▸ Problem requirements: Give back every line exactly as it appears, pictures excluded.

▸ Source data:
>> BEGIN

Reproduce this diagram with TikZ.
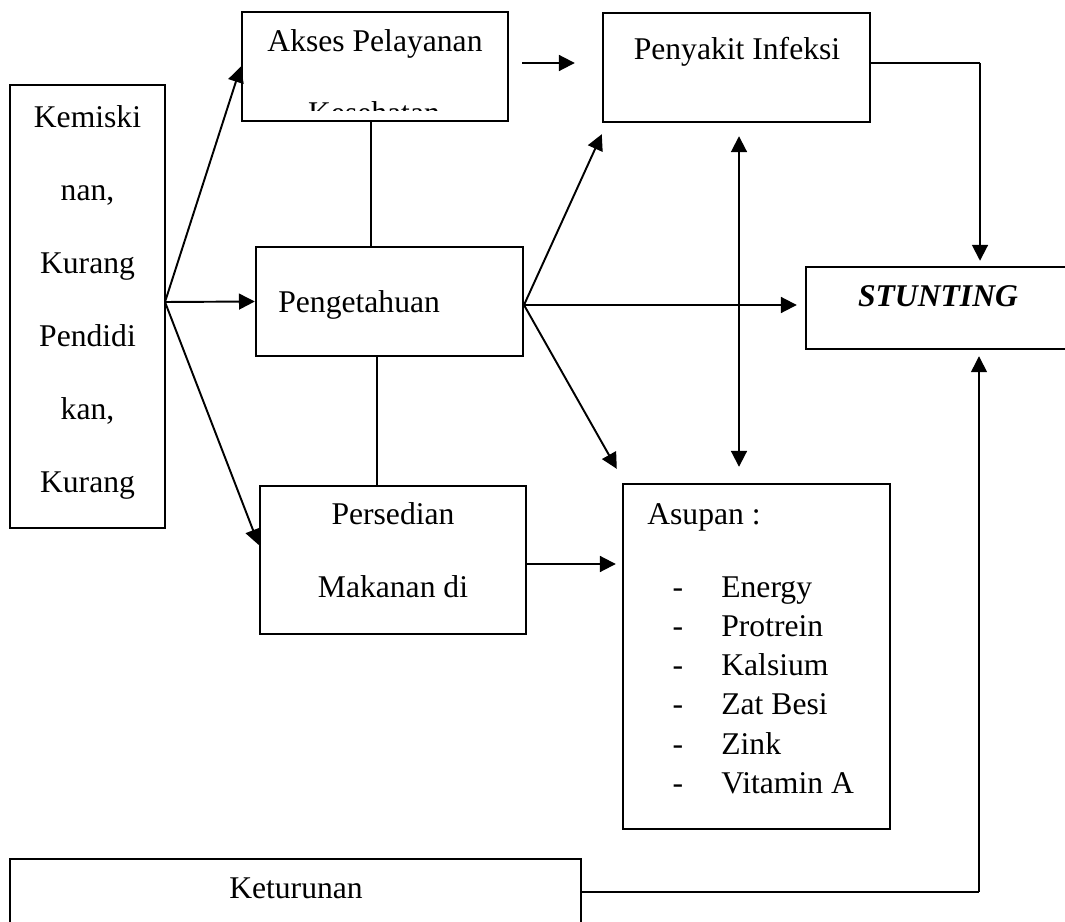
\documentclass[tikz,border=0pt]{standalone}
\usepackage{fontspec}
\setmainfont{Liberation Serif}
\usetikzlibrary{
	arrows.meta,
	positioning,
	calc
}
\tikzset{
	>={Triangle[length=9pt,width=9pt]},
	box/.style={draw, line width=1.4pt, inner sep=0pt},
	txt/.style={inner sep=0pt, font=\fontsize{18}{41.5}\selectfont},
	arr/.style={line width=1.1pt, ->},
	link/.style={line width=0.6pt}
}

\begin{document}
\begin{tikzpicture}[x=0.02cm, y=-0.02cm]
		\useasboundingbox (0,0) rectangle (1065,922);
		\node[box, minimum width=3.10cm, minimum height=8.86cm] (kemis) at (87.5,306.5) {};
		\node[box, minimum width=5.32cm, minimum height=2.18cm] (akses) at (375,66.5) {};
		\node[box, minimum width=5.34cm, minimum height=2.18cm] (infek) at (736.5,67.5) {};
		\node[box, minimum width=5.34cm, minimum height=2.18cm] (penget) at (389.5,301.5) {};
		\node[box, minimum width=5.32cm, minimum height=2.96cm] (persed) at (393,560) {};
		\node[box, minimum width=5.34cm, minimum height=6.90cm] (asupan) at (756.5,656.5) {};
		\node[box, minimum width=5.48cm, minimum height=1.64cm] (stunt) at (943,308) {};
		\node[box, minimum width=11.42cm, minimum height=2.22cm] (ketur) at (295.5,914.5) {};
		\node[txt, align=center, anchor=base] (kemistxt) at (87.5,492) {Kemiski\\nan,\\Kurang\\Pendidi\\kan,\\Kurang};
		\node[txt, anchor=base] (aksestxt) at (375,52) {Akses Pelayanan};
		\begin{scope}
			\clip (akses.north west) rectangle ([yshift=0.23cm]akses.south east);
			\node[txt, anchor=base] (kestxt) at (374,124) {Kesehatan};
		\end{scope}
		\node[txt, anchor=base] (infektxt) at (737,60) {Penyakit Infeksi};
		\node[txt, anchor=base, font=\fontsize{18}{22}\selectfont\bfseries\itshape] (stunttxt) at (938,306) {STUNTING};
		\node[txt, anchor=base west] (pengettxt) at (278,313) {Pengetahuan};
		\node[txt, align=center, anchor=base] (persedtxt) at (393,597) {Persedian\\Makanan di};
		\node[txt, anchor=base west] (asupantxt) at (647,524) {Asupan :};
		\node[txt, align=center, anchor=base, font=\fontsize{18}{22.2}\selectfont] (dashtxt) at (678,793) {-\\-\\-\\-\\-\\-};
		\node[txt, align=left, anchor=base west, font=\fontsize{18}{22.2}\selectfont] (itemtxt) at (721,793) {Energy\\Protrein\\Kalsium\\Zat Besi\\Zink\\Vitamin A};
		\node[txt, anchor=base] (keturtxt) at (296,898) {Keturunan};
		\coordinate (kout) at (165,302);
		\coordinate (pout) at (524,305);
		\coordinate (iknee) at (980,63);
		\coordinate (kknee) at (979,892);
		\draw[arr] (kout) -- (akses.west);
		\draw[arr] (kout) -- (penget.west);
		\draw[arr] (kout) -- ([yshift=0.3cm]persed.west);
		\draw[arr, shorten <=0.26cm, shorten >=0.54cm] ([yshift=0.07cm]akses.east) -- ([yshift=0.07cm]akses.east -| infek.west);
		\draw[arr] (pout) -- ([yshift=-0.22cm]infek.south west);
		\draw[arr, shorten >=0.16cm] (pout) -- (pout -| stunt.west);
		\draw[arr] (pout) -- ([xshift=-0.1cm, yshift=0.28cm]asupan.north west);
		\draw[arr, shorten >=0.12cm] ([yshift=-0.08cm]persed.east) -- ([yshift=-0.08cm]persed.east -| asupan.west);
		\draw[arr, <->, shorten <=0.26cm, shorten >=0.32cm] ([xshift=0.05cm]infek.south) -- ([xshift=0.05cm]infek.south |- asupan.north);
		\draw[link] (infek.east |- iknee) -- (iknee);
		\draw[arr, shorten >=0.1cm] (iknee) -- (iknee |- stunt.north);
		\draw[link] ([xshift=-0.08cm]akses.south) -- ([xshift=-0.08cm]akses.south |- penget.north);
		\draw[link] ([xshift=-0.25cm]penget.south) -- ([xshift=-0.25cm]penget.south |- persed.north);
		\draw[link, line width=0.8pt] (ketur.east |- kknee) -- (kknee);
		\draw[arr, line width=0.8pt, shorten >=0.12cm] (kknee) -- (kknee |- stunt.south);
	\end{tikzpicture}
\end{document}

>> END

▸ Task answer:
Reproduce this diagram with TikZ.
\documentclass[tikz,border=0pt]{standalone}
\usepackage{fontspec}
\setmainfont{Liberation Serif}
\usetikzlibrary{
	arrows.meta,
	positioning,
	calc
}
\tikzset{
	>={Triangle[length=9pt,width=9pt]},
	box/.style={draw, line width=1.4pt, inner sep=0pt},
	txt/.style={inner sep=0pt, font=\fontsize{18}{41.5}\selectfont},
	arr/.style={line width=1.1pt, ->},
	link/.style={line width=0.6pt}
}

\begin{document}
\begin{tikzpicture}[x=0.02cm, y=-0.02cm]
		\useasboundingbox (0,0) rectangle (1065,922);
		\node[box, minimum width=3.10cm, minimum height=8.86cm] (kemis) at (87.5,306.5) {};
		\node[box, minimum width=5.32cm, minimum height=2.18cm] (akses) at (375,66.5) {};
		\node[box, minimum width=5.34cm, minimum height=2.18cm] (infek) at (736.5,67.5) {};
		\node[box, minimum width=5.34cm, minimum height=2.18cm] (penget) at (389.5,301.5) {};
		\node[box, minimum width=5.32cm, minimum height=2.96cm] (persed) at (393,560) {};
		\node[box, minimum width=5.34cm, minimum height=6.90cm] (asupan) at (756.5,656.5) {};
		\node[box, minimum width=5.48cm, minimum height=1.64cm] (stunt) at (943,308) {};
		\node[box, minimum width=11.42cm, minimum height=2.22cm] (ketur) at (295.5,914.5) {};
		\node[txt, align=center, anchor=base] (kemistxt) at (87.5,492) {Kemiski\\nan,\\Kurang\\Pendidi\\kan,\\Kurang};
		\node[txt, anchor=base] (aksestxt) at (375,52) {Akses Pelayanan};
		\begin{scope}
			\clip (akses.north west) rectangle ([yshift=0.23cm]akses.south east);
			\node[txt, anchor=base] (kestxt) at (374,124) {Kesehatan};
		\end{scope}
		\node[txt, anchor=base] (infektxt) at (737,60) {Penyakit Infeksi};
		\node[txt, anchor=base, font=\fontsize{18}{22}\selectfont\bfseries\itshape] (stunttxt) at (938,306) {STUNTING};
		\node[txt, anchor=base west] (pengettxt) at (278,313) {Pengetahuan};
		\node[txt, align=center, anchor=base] (persedtxt) at (393,597) {Persedian\\Makanan di};
		\node[txt, anchor=base west] (asupantxt) at (647,524) {Asupan :};
		\node[txt, align=center, anchor=base, font=\fontsize{18}{22.2}\selectfont] (dashtxt) at (678,793) {-\\-\\-\\-\\-\\-};
		\node[txt, align=left, anchor=base west, font=\fontsize{18}{22.2}\selectfont] (itemtxt) at (721,793) {Energy\\Protrein\\Kalsium\\Zat Besi\\Zink\\Vitamin A};
		\node[txt, anchor=base] (keturtxt) at (296,898) {Keturunan};
		\coordinate (kout) at (165,302);
		\coordinate (pout) at (524,305);
		\coordinate (iknee) at (980,63);
		\coordinate (kknee) at (979,892);
		\draw[arr] (kout) -- (akses.west);
		\draw[arr] (kout) -- (penget.west);
		\draw[arr] (kout) -- ([yshift=0.3cm]persed.west);
		\draw[arr, shorten <=0.26cm, shorten >=0.54cm] ([yshift=0.07cm]akses.east) -- ([yshift=0.07cm]akses.east -| infek.west);
		\draw[arr] (pout) -- ([yshift=-0.22cm]infek.south west);
		\draw[arr, shorten >=0.16cm] (pout) -- (pout -| stunt.west);
		\draw[arr] (pout) -- ([xshift=-0.1cm, yshift=0.28cm]asupan.north west);
		\draw[arr, shorten >=0.12cm] ([yshift=-0.08cm]persed.east) -- ([yshift=-0.08cm]persed.east -| asupan.west);
		\draw[arr, <->, shorten <=0.26cm, shorten >=0.32cm] ([xshift=0.05cm]infek.south) -- ([xshift=0.05cm]infek.south |- asupan.north);
		\draw[link] (infek.east |- iknee) -- (iknee);
		\draw[arr, shorten >=0.1cm] (iknee) -- (iknee |- stunt.north);
		\draw[link] ([xshift=-0.08cm]akses.south) -- ([xshift=-0.08cm]akses.south |- penget.north);
		\draw[link] ([xshift=-0.25cm]penget.south) -- ([xshift=-0.25cm]penget.south |- persed.north);
		\draw[link, line width=0.8pt] (ketur.east |- kknee) -- (kknee);
		\draw[arr, line width=0.8pt, shorten >=0.12cm] (kknee) -- (kknee |- stunt.south);
	\end{tikzpicture}
\end{document}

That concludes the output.